[caption caption="Pantai Tanjung Ann, 30 Maret 2016"][/caption]Saat matahari mulai tenggelam, aku tiba di kotamu. Aku bergegas melintasi lorong-lorong bandara. Langkah kaki berpacu dengan kehendak segera bertemu denganmu. Ingin rasanya segera keluar dari bangunan itu. Selangkah lagi menuju pintu, aku melihat kerumunan orang di halaman sana.
Arrgghhh...kau dimana, kawan? Aku tidak melihatmu. Beberapa diantara orang-orang itu mengacungkan kertas bertuliskan nama. Mataku beredar, tidak ada namaku tertulis disana. Aku tertawa dalam hati. Kau tidak mungkin menjemputku disini. Ada diantara mereka yang menawarkan jasa untuk mengantarku ke tempatmu. Tapi aku memilih berjalan terus mencari ruang bebas dan sepi.

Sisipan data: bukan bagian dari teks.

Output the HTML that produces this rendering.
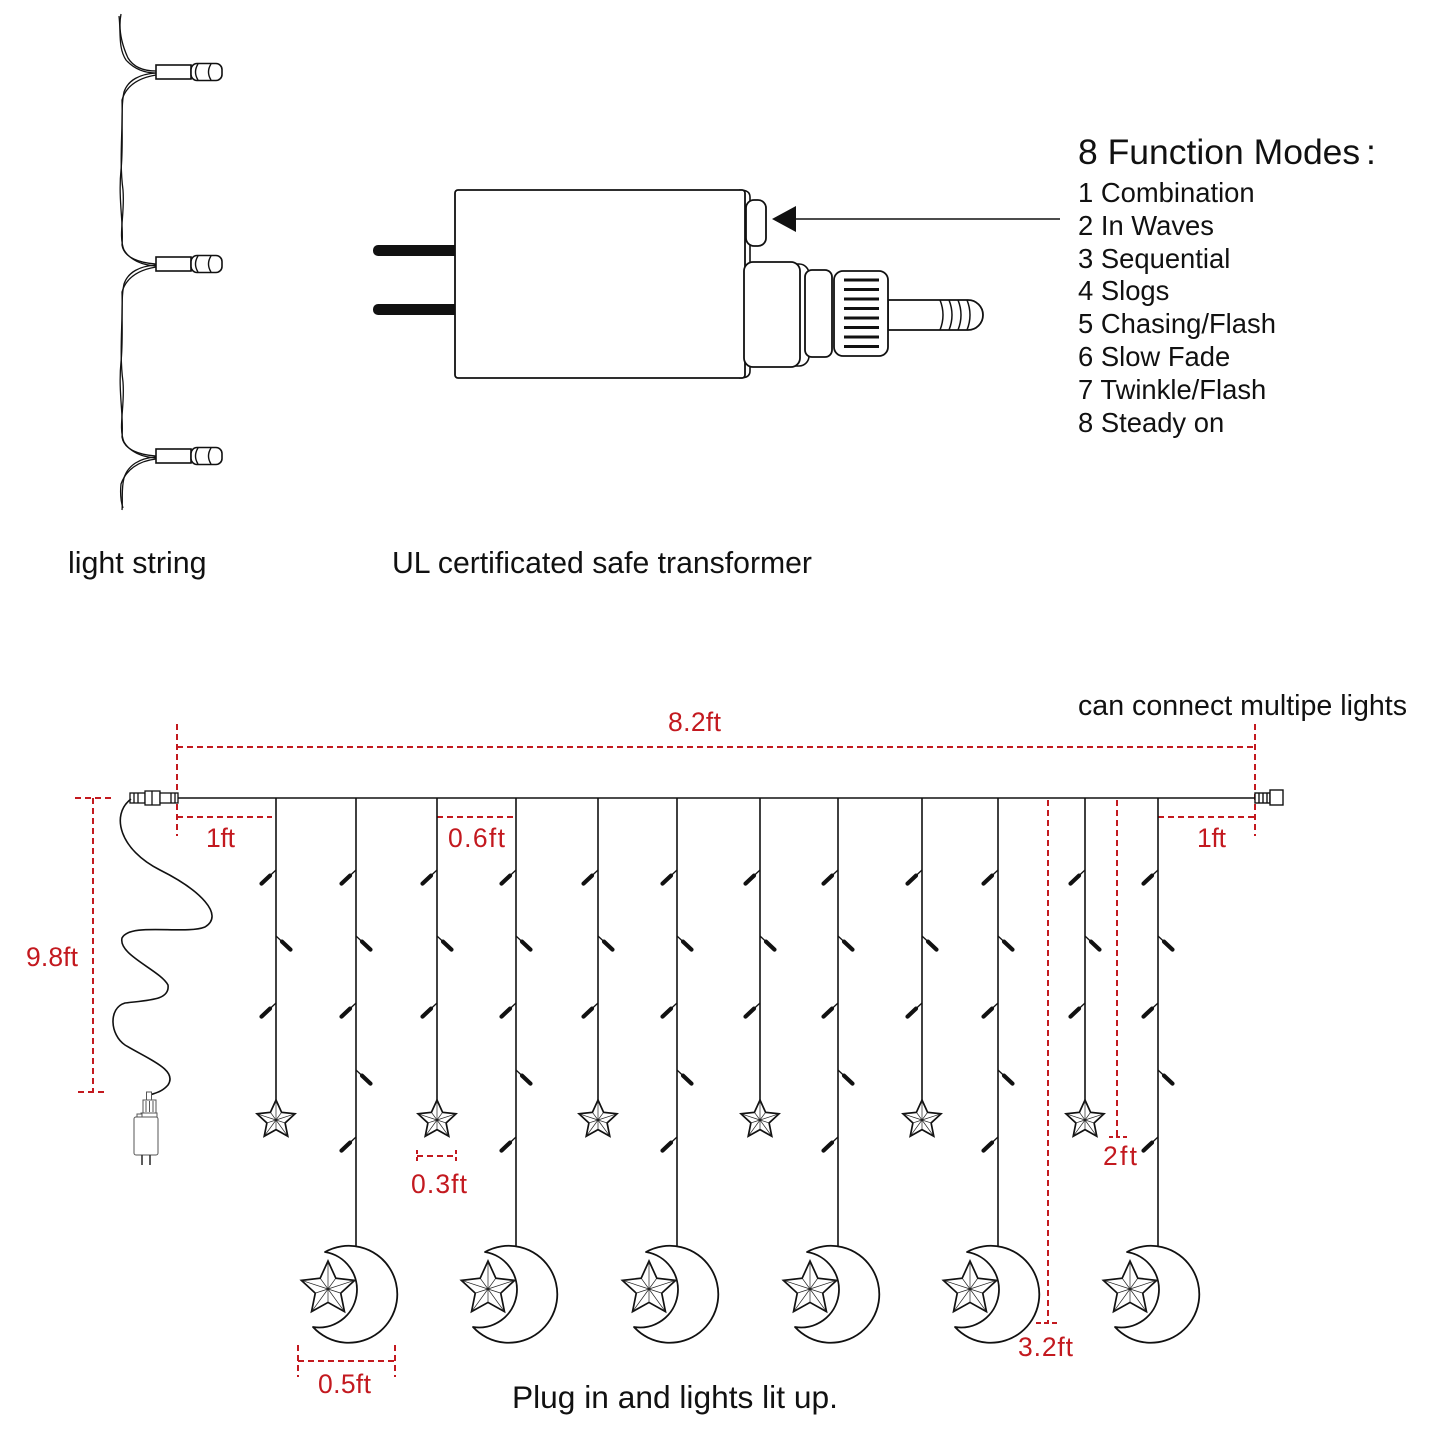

Syarafku mengeluarkan perintah untuk menghentikan langkah. Aku berdiri tegak sambil merentangkan tangan, menghirup udara malam kotamu. Kuhembuskan seiring niat mengusir penat dari rutinitas keseharian di kotaku.
Kawan! Aku tahu kau menungguku disana. Maaf jika malam ini aku memutuskan menginap disini. Kepalaku pusing. Mungkin karena otakku masih berisi sejumlah angka dan data dari memori rutinitas di kotaku. Barangkali pula karena kondisi tubuhku tidak sehat. Makanya aku memutuskan tidak segera menemuimu.
***
Pagi yang cerah menyambutku. Seiring reaksi ramuan farmasi yang kutelan, sisa penat perjalanan dan pusing di kepalaku lambat laun menghilang.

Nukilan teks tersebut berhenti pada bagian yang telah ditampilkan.